Another limitation encountered was in the land practices explored. In the current study, only one practice of agriculture and forestry was considered. By specifying the forest being managed differently, the resulting carbon stock would also be different. Furthermore, the practice on the agricultural land after conversion is important in predicting the emissions. Additional studies will be conducted on various land management schemes to provide more insight into the ensuing soil carbon stock and GHG emissions.

5. Conclusions

This work has demonstrated how the accuracy of carbon estimates could be increased—by using remote sensing tools to generate input data for carbon models. For instance, for the carbon and GHG emission estimates in the study region, the total ecosystem carbon was overestimated by 15.32% when generic data (rather than more accurate input data) were used for simulations. Similarly, the generic data overestimated the SOC and the GHG emissions by 24.11% and 31.84%, respectively.

This study utilized multisensor image classification data for detecting land-cover and land-use changes. The multisource land-cover classification technique we developed [29] sought to use the best available data for the area’s training and subsequent land classification. In addition, the geospatial data sources provided high-quality inputs of disturbance information to the carbon models. Hence, the estimation of ecosystem and soil carbon flux was found to be more accurate than the model’s estimate using generic data.

The conclusions drawn from this study are specific to the type of land use and properties of the agricultural rotations simulated. In addition, the disturbance-related processes introduced in the simulations were based on the historical trends in the region. Thus, if different parameters are introduced, the uncertainties calculated would likewise differ. The carbon models used in this study were used in accordance with the land-cover type they were designed for (forested or agricultural). And the CBM model in particular has been used for Canada’s carbon accounting [18,19] to fulfil the reporting requirements of the IPCC.

Carbon accounting is crucial for proper resource management. However, uncertainties arise in the carbon estimates from sources such as inconsistent accounting methods and inadequate data inputs.
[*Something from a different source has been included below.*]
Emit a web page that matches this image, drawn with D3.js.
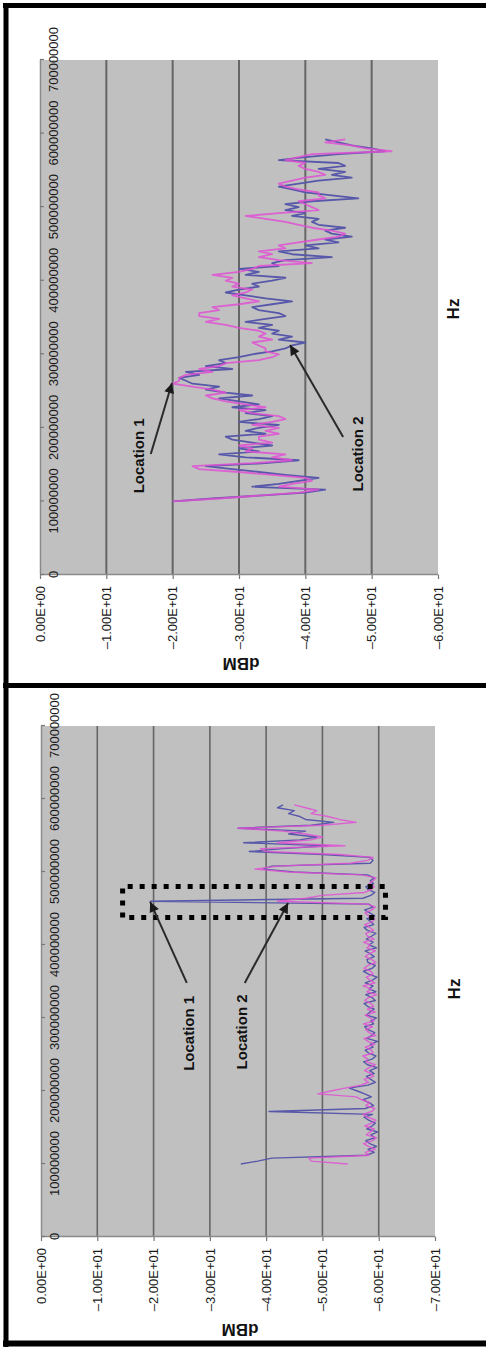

As in this study, a limitation for accurate carbon simulations is accessing accurate and realistic data for model parameters in order to break the cycle of ‘garbage-in’ producing ‘garbage-out’. Geospatial accounting methods, such as those used in the approach in this study, would give a boost to natural resource monitoring. Furthermore, consistent carbon counting methods across regions and provinces would also instill more confidence in the estimates calculated from carbon models. This work adjusted two climate parameters, omitted disturbances, and entered an inaccurate land cover type to observe their effects on the simulations. Yet, further work should be undertaken to investigate the sensitivity of the carbon models to other parameters.

In exploring the long-term effects of different land management practices on the carbon cycle and GHG emissions, our next task will be to simulate emissions up to the year 2100 under the Representative Concentration Pathway 8.5, where the carbon cycle–climate feedback is largest. Under this scenario, no extra climate policies or limits will be instituted, yet land-cover change will be present with agricultural expansion.

An area that has not been considered in this work is the contribution from understory vegetation. We intend to extend the modeling to first identifying the understory using remote sensing tools and then incorporating the understory vegetation in the carbon models. In addition, we aim to increase our understanding of how the use of mechanized farm equipment in the farms will affect the GHG emissions estimated. Although past infrastructure disturbances (such as road developments) were observed in the Clay Belt area, this study did not include urbanization as a possible disturbance in the upcoming years. Future research will make room for urbanization as a factor in predicting its effect on ecosystem carbon and GHG emissions in the area. Future studies will explore these subjects in order to reduce the uncertainty surrounding the calculations of ecosystem carbon and GHG on agricultural lands.

Such findings are significant, as they support a comprehensive understanding of the changes that could occur as Ontario’s forests are converted into agricultural land over the coming years.